Marcian (Marciano, Marziano, Marcianus) of Tortona (died 117 or 120 AD) is a saint of Roman Catholic church. He is traditionally said to have been the first bishop of Tortona, in what is now north-western Italy, a post he held for forty-five years.

==Legend==
Tradition states that he was born to a pagan family but was converted by Barnabas and then confirmed in the Christian faith by Sirus (Siro), bishop of Pavia. Secundus of Asti is said to have met Marcian at Tortona, when the former was still a pagan. Secundus' meeting with Marcian influenced his decision to become a Christian. He is said to have been crucified for his Christianity.

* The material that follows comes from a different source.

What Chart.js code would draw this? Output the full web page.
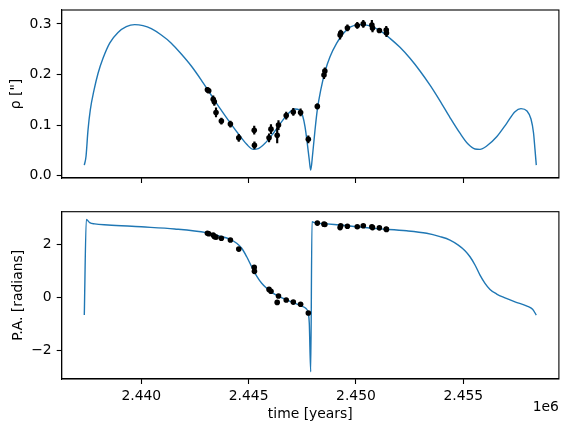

There is some disagreement about the year of his death. Some sources say it occurred in 117, under Trajan, while others say it was under Hadrian in 120.

==Historicity==
Some people have argued that he is the same person as Marcian of Ravenna. Documents from the eighth century attest to his episcopate. Walafrid Strabo, in response to the construction of a church in honor of the saint, indicates that Marcian was the first bishop of the Tortonese community and a martyr. His relics, found on the left bank of the Scrivia in the fourth century by Innocent (Innocenzo), bishop of Brescia, can now be found in the cathedral of Tortona. A finger bone associated with the saint has been kept at Genola, of which he is also patron.

==Veneration==
He is the patron saint of Tortona. His feast day is March 6.